Low birth weight remains a critical health challenge, putting infants at higher risk of poor health and developmental outcomes. In 2024, two evidence-based solutions showed promising results in tackling this challenge: single-dose Intravenous (IV) iron therapy; and a programme combining cash transfers with nutrition counselling to enable pregnant women and breastfeeding mothers to eat more and to eat healthy.
A clinical trial in Rajasthan and Karnataka demonstrated that a single dose of IV iron reduced low birth weight in newborns by 13% compared to traditional oral supplements. It also proved significantly more effective in treating anemia: while over one third of women didn’t improve with oral supplements, just 18% showed no improvement with IV iron. The government of India officially approved the use of IV iron during pregnancy, thereby making it possible for a large number of pregnant women to access this evidence-based treatment for better health outcomes for themselves and their babies.
The government’s cash transfer programme has reached over 3 million pregnant and breastfeeding women in Rajasthan, enabling them to purchase nutritious meals.

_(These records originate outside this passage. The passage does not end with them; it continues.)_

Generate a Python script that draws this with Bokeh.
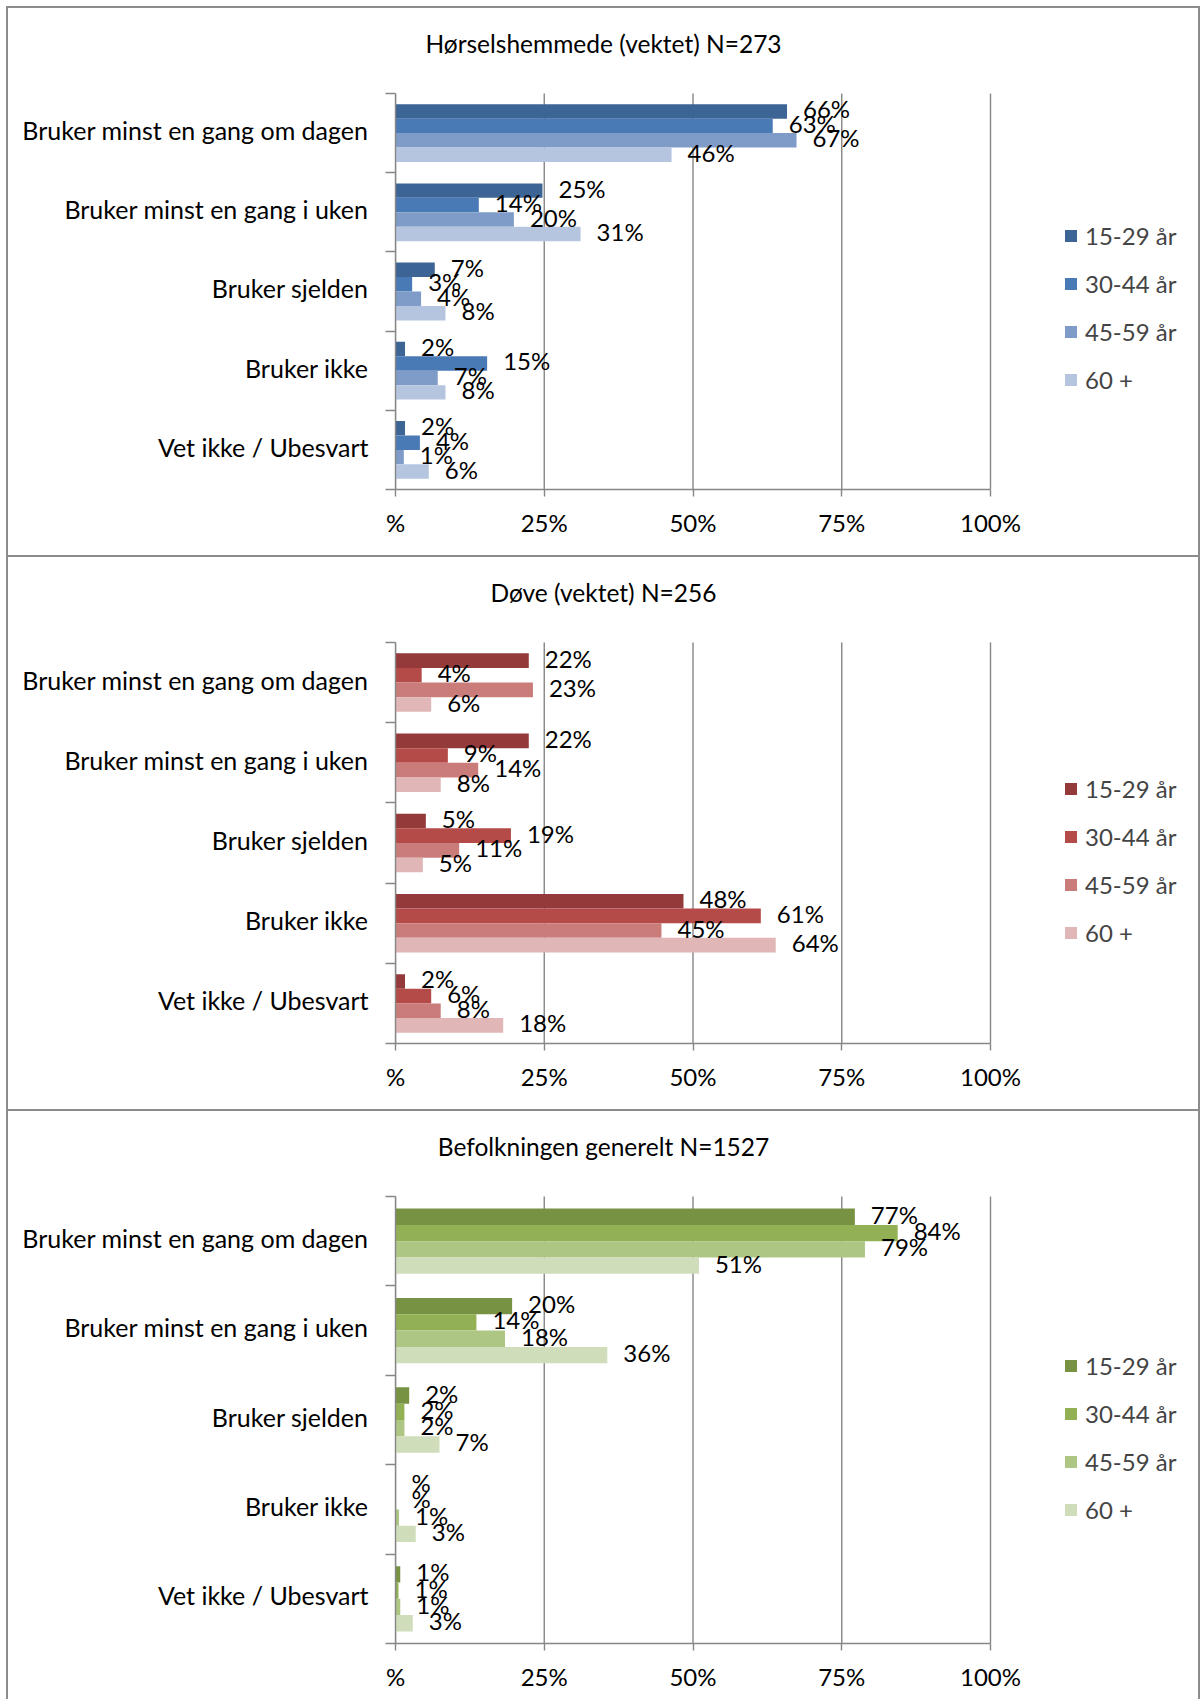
from bokeh.plotting import figure
from bokeh.models import ColumnDataSource, Range1d, FixedTicker, Legend, LegendItem, Div, Label
from bokeh.layouts import column, row
from bokeh.embed import file_html
from bokeh.resources import INLINE
from bokeh.core.properties import value
from bokeh.transform import dodge

# ---------------- data ----------------
categories = ["Bruker minst en gang om dagen", "Bruker minst en gang i uken",
              "Bruker sjelden", "Bruker ikke", "Vet ikke / Ubesvart"]
age_groups = ["15-29 år", "30-44 år", "45-59 år", "60 +"]
x_ticks = [0, 25, 50, 75, 100]
x_tick_labels = ["%", "25%", "50%", "75%", "100%"]

titles = ["Hørselshemmede (vektet) N=273", "Døve (vektet) N=256", "Befolkningen generelt N=1527"]

# Hørselshemmede (percent, per category)
horsel_15_29 = [65.8, 24.7, 6.6, 1.6, 1.6]
horsel_30_44 = [63.4, 14.0, 2.8, 15.4, 4.1]
horsel_45_59 = [67.4, 19.9, 4.3, 7.1, 1.4]
horsel_60 = [46.4, 31.1, 8.4, 8.4, 5.6]

# Døve
dove_15_29 = [22.4, 22.4, 5.1, 48.4, 1.6]
dove_30_44 = [4.4, 8.8, 19.4, 61.4, 6.0]
dove_45_59 = [23.1, 13.9, 10.7, 44.7, 7.6]
dove_60 = [6.0, 7.6, 4.6, 63.9, 18.1]

# Befolkningen generelt
bef_15_29 = [77.2, 19.6, 2.3, 0.0, 0.8]
bef_30_44 = [84.4, 13.6, 1.5, 0.0, 0.5]
bef_45_59 = [78.9, 18.4, 1.5, 0.6, 0.8]
bef_60 = [51.0, 35.6, 7.4, 3.4, 2.9]

blue = ["#3C6495", "#4A7AB5", "#7F9CC9", "#B5C5E0"]
red = ["#953A3A", "#B44B48", "#CA7C7B", "#E0B6B6"]
green = ["#789243", "#92B154", "#ADC683", "#CFDDBB"]

FONT = "Lato"
GREY = "#868686"
BORDER = "#8c8c8c"
FS = "24px"
CAT_FS = "25px"
TITLE_FS = "24.5px"
INNER_W = 1190
LEFT = 387          # space for category labels (px)
SCALE_W = 595       # pixel width of 0..100 %
TOP = 85            # px from figure top to first category
LABEL_NUDGE = 0.038  # small upward nudge of category labels (category units)


def pct_label(v):
    n = int(v + 0.5)
    return "%" if n == 0 else f"{n}%"


def make_panel(title, series, colors, height, bottom, legend_y):
    frame_w = INNER_W - LEFT
    frame_h = height - bottom
    n = len(categories)
    x_end = 100 * frame_w / SCALE_W
    y_top = -n * TOP / (frame_h - TOP)
    p = figure(width=INNER_W, height=height, x_range=Range1d(0, x_end), y_range=Range1d(n, y_top),
               output_backend="svg", toolbar_location=None,
               min_border_left=LEFT, min_border_right=0,
               min_border_top=0, min_border_bottom=bottom)
    p.outline_line_color = None
    p.background_fill_color = "white"
    p.border_fill_color = "white"
    p.xgrid.grid_line_color = None
    p.ygrid.grid_line_color = None

    # vertical gridlines over the category area
    p.segment(x0=x_ticks, x1=x_ticks, y0=[0] * len(x_ticks), y1=[n] * len(x_ticks),
              line_color=GREY, line_width=1.4)

    ypos = [i + 0.5 for i in range(n)]
    group = 0.73
    bar_h = group / len(series)

    renderers = []
    sources = []
    for j, (vals, col) in enumerate(zip(series, colors)):
        src = ColumnDataSource(dict(y=ypos, v=vals, lab=[pct_label(v) for v in vals]))
        off = (j - (len(series) - 1) / 2) * bar_h
        r = p.hbar(y=dodge("y", off), left=0, right="v", height=bar_h, source=src,
                   fill_color=col, line_color=None)
        renderers.append(r)
        sources.append((src, off))
    for src, off in sources:
        p.text(x="v", y=dodge("y", off), text="lab", source=src, x_offset=16, y_offset=-2.5,
               text_align="left", text_baseline="middle",
               text_font=value(FONT), text_font_size=FS, text_color="black")

    # x axis
    xa = p.xaxis[0]
    xa.bounds = (x_ticks[0], x_ticks[-1])
    xa.ticker = FixedTicker(ticks=x_ticks, minor_ticks=[])
    xa.major_label_overrides = dict(zip(x_ticks, x_tick_labels))
    xa.axis_line_color = GREY
    xa.axis_line_width = 1.4
    xa.major_tick_line_color = GREY
    xa.major_tick_line_width = 1.4
    xa.major_tick_out = 7
    xa.major_tick_in = 0
    xa.minor_tick_line_color = None
    xa.major_label_standoff = 11
    xa.major_label_text_font = FONT
    xa.major_label_text_font_size = FS
    xa.major_label_text_color = "black"

    # y axis (category axis, ticks at category boundaries)
    ya = p.yaxis[0]
    ya.bounds = (0, n)
    label_pos = [y - LABEL_NUDGE for y in ypos]
    ya.ticker = FixedTicker(ticks=label_pos, minor_ticks=list(range(n + 1)))
    ya.major_label_overrides = dict(zip(label_pos, categories))
    ya.axis_line_color = GREY
    ya.axis_line_width = 1.4
    ya.major_tick_out = 0
    ya.major_tick_in = 0
    ya.major_tick_line_color = None
    ya.minor_tick_out = 10
    ya.minor_tick_in = 0
    ya.minor_tick_line_color = GREY
    ya.minor_tick_line_width = 1.4
    ya.major_label_standoff = 17
    ya.major_label_text_font = FONT
    ya.major_label_text_font_size = CAT_FS
    ya.major_label_text_color = "black"

    # chart title, centred on the chart area
    p.add_layout(Label(x=INNER_W / 2 - LEFT, y=frame_h - 35, x_units="screen", y_units="screen",
                       text=title, text_align="center", text_baseline="middle",
                       text_font=FONT, text_font_size=TITLE_FS, text_color="black"))

    legend = Legend(items=[LegendItem(label=a, renderers=[r]) for a, r in zip(age_groups, renderers)],
                    location=(668, legend_y), orientation="vertical",
                    glyph_width=15, glyph_height=15, label_standoff=7,
                    label_height=24, spacing=19, padding=0, margin=0,
                    border_line_color=None, background_fill_alpha=0,
                    label_text_font=FONT, label_text_font_size=FS)
    p.add_layout(legend)
    return p


p1 = make_panel(titles[0], [horsel_15_29, horsel_30_44, horsel_45_59, horsel_60], blue,
                547, 66, 95.5)
p2 = make_panel(titles[1], [dove_15_29, dove_30_44, dove_45_59, dove_60], red,
                552, 66, 96.5)
p3 = make_panel(titles[2], [bef_15_29, bef_30_44, bef_45_59, bef_60], green,
                588, 56, 119.5)


def hline(w):
    return Div(width=w, height=2, margin=0, styles={"background-color": BORDER, "overflow": "hidden"})


def vline(h, color=BORDER, w=2):
    return Div(width=w, height=h, margin=0, styles={"background-color": color, "overflow": "hidden"})


inner = column(hline(INNER_W), p1, hline(INNER_W), p2, hline(INNER_W), p3, spacing=0)
H = 2 + 547 + 2 + 552 + 2 + 588
body = row(vline(H, "white", 6), vline(H), inner, vline(H), spacing=0)
layout = column(Div(width=1200, height=6, margin=0), body, spacing=0)

with open("out.html", "w") as f:
    f.write(file_html(layout, INLINE))
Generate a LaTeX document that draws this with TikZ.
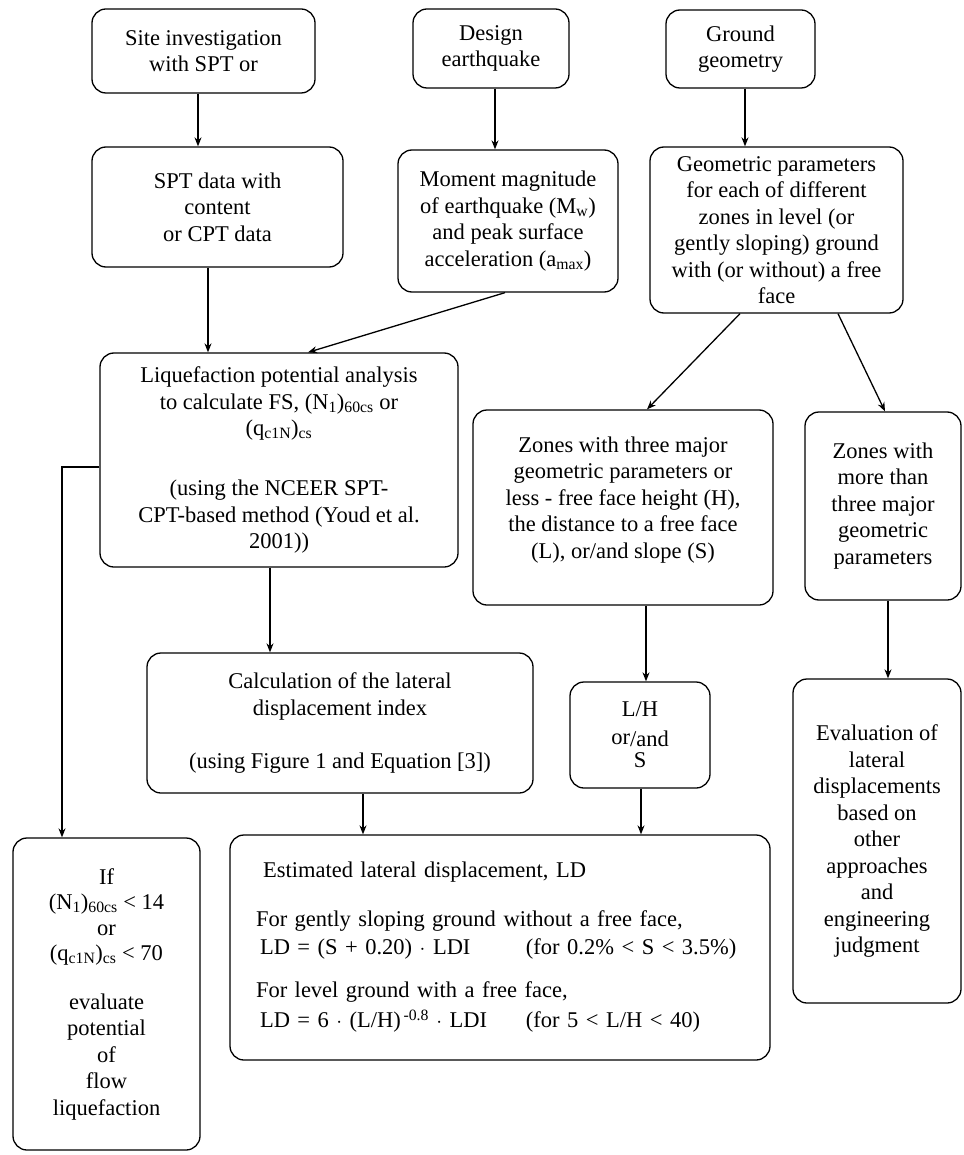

An independent evaluation conducted in 2024 across four of Rajasthan’s most vulnerable districts found that, over a three-year period, cash transfers combined with social and behaviour change communications, led to a two-fold increase in weight gain during pregnancy and a 20% relative reduction in low birthweight cases. Based on these results, the initiative – now scaled up across the entire state – could potentially avert over 45,000 low birthweight cases each year.
Evidence shows that climate-friendly growth could significantly boost India’s GDP. As the country strives to become a developed nation by 2047 and achieve net-zero emissions by 2070, it needs an average growth rate of 8.5% over the next two decades while transitioning key sectors – energy, industry, transport, and agriculture – toward cleaner alternatives.
Through the Sub-national Climate Resilient and Clean Growth Transition initiative, CIFF is adopting an ecosystem approach that brings together government, funders and local nonprofits to advance clean growth pathways. Initially focusing on six states that account for half of India’s GDP and emissions, this collaborative effort aims to balance economic development with environmental sustainability.
CIFF is also supporting the International Solar Alliance (ISA), with India leading the charge, alongside France, in driving global solar adoption. At home, India’s policies have been key to accelerating solar uptake, including the 2024 PM Surya Ghar Muft Bijli Yojana (Rooftop Solar Scheme), which allocates $8.7 billion to provide solar power to 10 million households.
In Uttar Pradesh, CIFF-supported efforts have driven widespread rooftop solar adoption, particularly in Varanasi, where nearly 40% of households have installed RTS systems – the highest in the state. India’s push for solar adoption reflects a broader wave of policy innovation driving the country’s clean energy transition – with renewable energy capacity doubling over the past decade and electric vehicle sales climbing from just 1% in 2020 to 8% in 2024.
The Indian philanthropic landscape grew by 10% in 2023-24 (compared to a 5% annual growth between 2018 and 2023), reaching $14.4 billion, with domestic philanthropy accounting for 81% of private giving. With the donor base expanding, Indian philanthropy can catalyse transformative change by supporting the Government in testing innovative solutions and preparing them for scale.
CIFF is deepening engagement with domestic donors and supporting the development of philanthropic infrastructure, such as the Collaboratives Resource Hub, that facilitates strategic partnerships between donors, implementors, and other ecosystem players in the development sector.